Something I’m working on is a hardware CLI for agents to run experiments, with a “CICD” pipeline that validates everything and means I can delegate more of the experiments to the agents. I wonder if you have any thoughts on this?

The idea is to allow the coding agent to run the full loop of experiments and validations, with vision, audio, button pressing, speaking etc to interact in place of the human



Very cool!

Have you seen the recent nvidia thing? They do this at scale for robotics manipulation: https://research.nvidia.com/labs/gear/enpire/


Ah no I hadn't seen that, very interesting.

I'm finding a gap just before running those experiments.

The process of updating firmware, doing basic smoke tests on each device and validating it is live, and can function correctly.

Basically the pre-deployment green light that you get on github, but for hardware.

Have you seen or thought about that at all?


This seems indeed useful. I haven't seen this for robotics but I'm sure people need this for larger deployments (either for a distributed fleet or for an "arm farm"-like setup where there's many robots in one location for data collection / eval). Interesting idea!


Great thanks for giving it some thought, I’ll share a video as it’s all quite an early concept but saving me a lot of time on the bench!


The vision/audio/button loop is the fun part, and the part you'll get working first. What actually decides how much you can delegate is what sits between the agent's decision and the servo moving.

A bad command in software you just roll back. A bad command to a servo can snap the rig, and your CICD ran after the fact. So the gate that earns trust is pre-action, not post. The agent proposes a move, something checks it against limits before power hits the motor. Same idea as a dry-run, except it has to actually hold.

Other thing I'd build early: log every action the agent took and the sensor reading it saw at that step, in order. Physical experiments don't repro cleanly. When one goes sideways at 2am you want the exact sequence back, not a vague "it did something."

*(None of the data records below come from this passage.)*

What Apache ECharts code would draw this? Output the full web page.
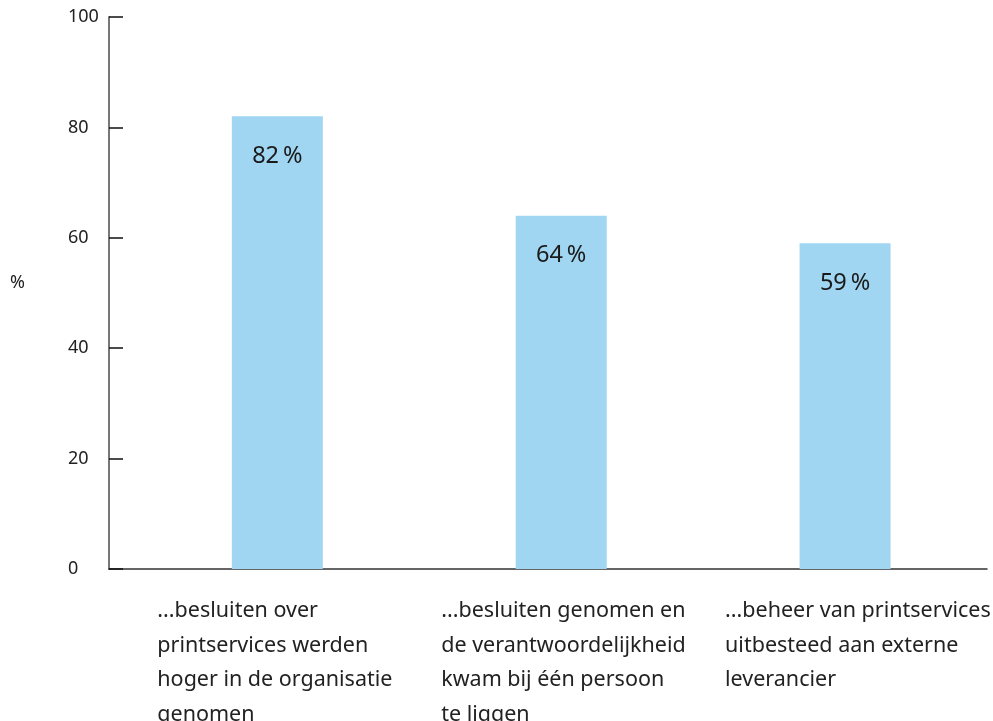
<!DOCTYPE html>
<html>
<head>
<meta charset="utf-8">
<script src="https://cdn.jsdelivr.net/npm/echarts@6/dist/echarts.min.js"></script>
<style>html,body{margin:0;padding:0;background:#fff;}#chart{width:993px;height:721px;}</style>
</head>
<body>
<div id="chart"></div>
<script>
const categories = [
  ['...besluiten over', 'printservices werden', 'hoger in de organisatie', 'genomen'],
  ['...besluiten genomen en', 'de verantwoordelijkheid', 'kwam bij één persoon', 'te liggen'],
  ['...beheer van printservices', 'uitbesteed aan externe', 'leverancier']
];
const values = [82, 64, 59];
const yTicks = [0, 20, 40, 60, 80, 100];

const chart = echarts.init(document.getElementById('chart'));
const FONT = 'Noto Sans';
chart.setOption({
  animation: false,
  grid: { left: 109, right: 6, top: 17, bottom: 152, containLabel: false, outerBoundsMode: 'none' },
  xAxis: {
    type: 'value',
    min: -0.593,
    max: 2.5,
    splitLine: { show: false },
    axisLine: { show: true, onZero: false, lineStyle: { color: '#333', width: 1.5 } },
    axisTick: { show: false },
    axisLabel: {
      customValues: categories.map((c, i) => i),
      margin: 25,
      fontFamily: FONT,
      fontSize: 21.5,
      color: '#222',
      align: 'center',
      verticalAlign: 'top',
      width: 240,
      overflow: 'none',
      formatter: v => {
        const c = categories[Math.round(v)];
        return c ? c.map(s => '{a|' + s + '}').join('\n') : '';
      },
      rich: { a: { align: 'left', fontFamily: FONT, fontSize: 21.5, lineHeight: 34.5, color: '#222' } }
    }
  },
  yAxis: {
    type: 'value',
    min: 0,
    max: 100,
    interval: 20,
    name: '%',
    nameLocation: 'middle',
    nameRotate: 0,
    nameGap: 84,
    nameTextStyle: { fontFamily: FONT, fontSize: 18, color: '#222', verticalAlign: 'bottom', lineHeight: 20 },
    splitLine: { show: false },
    axisLine: { show: true, onZero: false, lineStyle: { color: '#777', width: 2 } },
    axisTick: { show: true, inside: true, length: 14, lineStyle: { color: '#111', width: 1.5 } },
    axisLabel: {
      customValues: yTicks,
      margin: 41,
      align: 'left',
      fontFamily: FONT,
      fontSize: 18,
      color: '#222',
      padding: [8, 0, 0, 0]
    }
  },
  series: [{
    type: 'bar',
    barWidth: 91,
    data: values.map((v, i) => [i, v]),
    itemStyle: { color: '#a0d6f1' },
    label: {
      show: true,
      position: 'insideTop',
      distance: 28,
      fontFamily: FONT,
      fontSize: 23.5,
      color: '#1a1a1a',
      formatter: p => p.value[1] + '\u2009%'
    }
  }]
});
</script>
</body>
</html>
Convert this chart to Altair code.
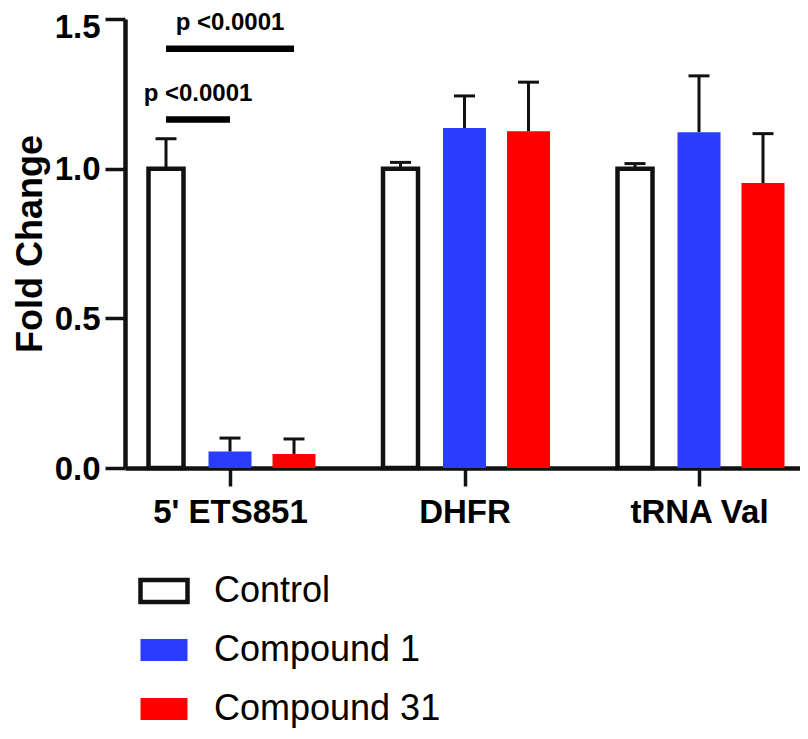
import json
import altair as alt
import pandas as pd

# ---------------- data ----------------
genes = ["5' ETS851", "DHFR", "tRNA Val"]
treatments = ["Control", "Compound 1", "Compound 31"]
fill_colors = ["#FFFFFF", "#2A3CFF", "#FF0000"]
stroke_colors = ["#111111", "transparent", "transparent"]

control_mean = [1.00, 1.00, 1.00]
control_err = [0.100, 0.021, 0.017]
cmp1_mean = [0.055, 1.136, 1.122]
cmp1_err = [0.045, 0.107, 0.188]
cmp31_mean = [0.047, 1.125, 0.952]
cmp31_err = [0.050, 0.164, 0.165]

sig_gene = ["5' ETS851", "5' ETS851"]
sig_from = ["Control", "Control"]
sig_to = ["Compound 1", "Compound 31"]
sig_bar_y = [1.164, 1.401]
sig_text_y = [1.227, 1.464]
sig_label = ["p <0.0001", "p <0.0001"]

y_ticks = [0.0, 0.5, 1.0, 1.5]

# ---------------- layout (not data) ----------------
W, H = 675, 449
PAD_TOP = 11
X_DOMAIN = [-0.4478, 2.4307]
UNIT_PX = W / (X_DOMAIN[1] - X_DOMAIN[0])
OFFSET = 64 / UNIT_PX                      # bar offset within a group
HALF = [17.5 / UNIT_PX, 21.5 / UNIT_PX, 21.5 / UNIT_PX]  # half bar widths

means = [control_mean, cmp1_mean, cmp31_mean]
errs = [control_err, cmp1_err, cmp31_err]
rows = []
for ti, t in enumerate(treatments):
    for gi, g in enumerate(genes):
        m = means[ti][gi]
        p = gi + (ti - 1) * OFFSET
        rows.append({
            "gene": g, "treatment": t, "pos": p,
            "lo": p - HALF[ti], "hi": p + HALF[ti],
            "mean": m, "base": 0.0, "upper": m + errs[ti][gi],
        })
df = pd.DataFrame(rows)

sig_rows = []
for g, a, b, by, ty, lab in zip(sig_gene, sig_from, sig_to, sig_bar_y, sig_text_y, sig_label):
    gi = genes.index(g)
    xa = gi + (treatments.index(a) - 1) * OFFSET
    xb = gi + (treatments.index(b) - 1) * OFFSET
    sig_rows.append({"xa": xa, "xb": xb, "mid": (xa + xb) / 2,
                     "bar_y": by, "text_y": ty, "label": lab})
sig = pd.DataFrame(sig_rows)

label_expr = json.dumps(genes) + "[datum.value]"

xscale = alt.Scale(domain=X_DOMAIN, nice=False, zero=False)
yscale = alt.Scale(domain=[0, 1.5], nice=False)

legend = alt.Legend(
    title=None, orient="none", legendX=13, legendY=546, direction="vertical",
    symbolType="M-1,-0.47H1V0.47H-1Z", symbolSize=2209, symbolStrokeWidth=4.5,
    labelFontSize=36, labelFont="Liberation Sans", labelColor="#000000",
    labelOffset=24, labelLimit=500, rowPadding=12, padding=0,
)

bars = alt.Chart(df).mark_rect(strokeWidth=4.5).encode(
    x=alt.X("lo:Q", scale=xscale, title=None,
            axis=alt.Axis(values=[0, 1, 2], labelExpr=label_expr, grid=False,
                          domainWidth=4.5, domainColor="#111111",
                          tickWidth=3.5, tickSize=18, tickColor="#111111",
                          labelFontSize=33, labelFontWeight="bold",
                          labelColor="#000000", labelPadding=10,
                          labelFont="Liberation Sans")),
    x2="hi:Q",
    y=alt.Y("mean:Q", scale=yscale, title="Fold Change",
            axis=alt.Axis(values=y_ticks, format=".1f", grid=False,
                          domainWidth=4.5, domainColor="#111111",
                          tickWidth=3.5, tickSize=20, tickColor="#111111",
                          labelFontSize=33, labelFontWeight="bold",
                          labelColor="#000000", labelPadding=5,
                          labelOffset={"condition": {"test": "datum.value === 1.5", "value": 8},
                                       "value": 1},
                          labelFont="Liberation Sans",
                          titleFontSize=36, titleFontWeight="bold",
                          titleColor="#000000", titlePadding=5,
                          titleFont="Liberation Sans")),
    y2="base:Q",
    fill=alt.Fill("treatment:N", scale=alt.Scale(domain=treatments, range=fill_colors),
                  legend=legend),
    stroke=alt.Stroke("treatment:N", scale=alt.Scale(domain=treatments, range=stroke_colors),
                      legend=legend),
)

err_line = alt.Chart(df).mark_rule(strokeWidth=3, color="#111111").encode(
    x=alt.X("pos:Q", scale=xscale, title=None),
    y=alt.Y("mean:Q", scale=yscale, title="Fold Change"),
    y2="upper:Q",
)

err_cap = alt.Chart(df).mark_tick(orient="horizontal", size=21, thickness=3,
                                  color="#111111", opacity=1).encode(
    x=alt.X("pos:Q", scale=xscale, title=None),
    y=alt.Y("upper:Q", scale=yscale, title="Fold Change"),
)

sig_bar = alt.Chart(sig).mark_rule(strokeWidth=6.5, color="#000000", strokeCap="butt").encode(
    x=alt.X("xa:Q", scale=xscale, title=None),
    x2="xb:Q",
    y=alt.Y("bar_y:Q", scale=yscale, title="Fold Change"),
)

sig_text = alt.Chart(sig).mark_text(fontSize=24, fontWeight="bold", font="Liberation Sans",
                                    baseline="alphabetic", align="center",
                                    color="#000000").encode(
    x=alt.X("mid:Q", scale=xscale, title=None),
    y=alt.Y("text_y:Q", scale=yscale, title="Fold Change"),
    text="label:N",
)

chart = alt.layer(bars, err_line, err_cap, sig_bar, sig_text).properties(
    width=W, height=H,
    autosize=alt.AutoSizeParams(type="none"),
    padding={"left": 117, "top": PAD_TOP, "right": 0, "bottom": 723 - PAD_TOP - H},
    background="#FFFFFF",
).configure_view(stroke=None)

chart.save("out.html", embed_options={"renderer": "svg", "actions": False})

I work on this for software agents so take it with that bias, but the physical version is genuinely harder. You can't ctrl-z a servo.

https://orkia.dev/r/3f08d242


Can you please not post AI-generated or AI-edited comments to HN? It's not allowed here - see https://news.ycombinator.com/newsguidelines.html#generated and https://news.ycombinator.com/item?id=47340079.

Of course, it's impossible to know for sure what was LLM processed or not, but some of your posts (like this one) are getting classified that way.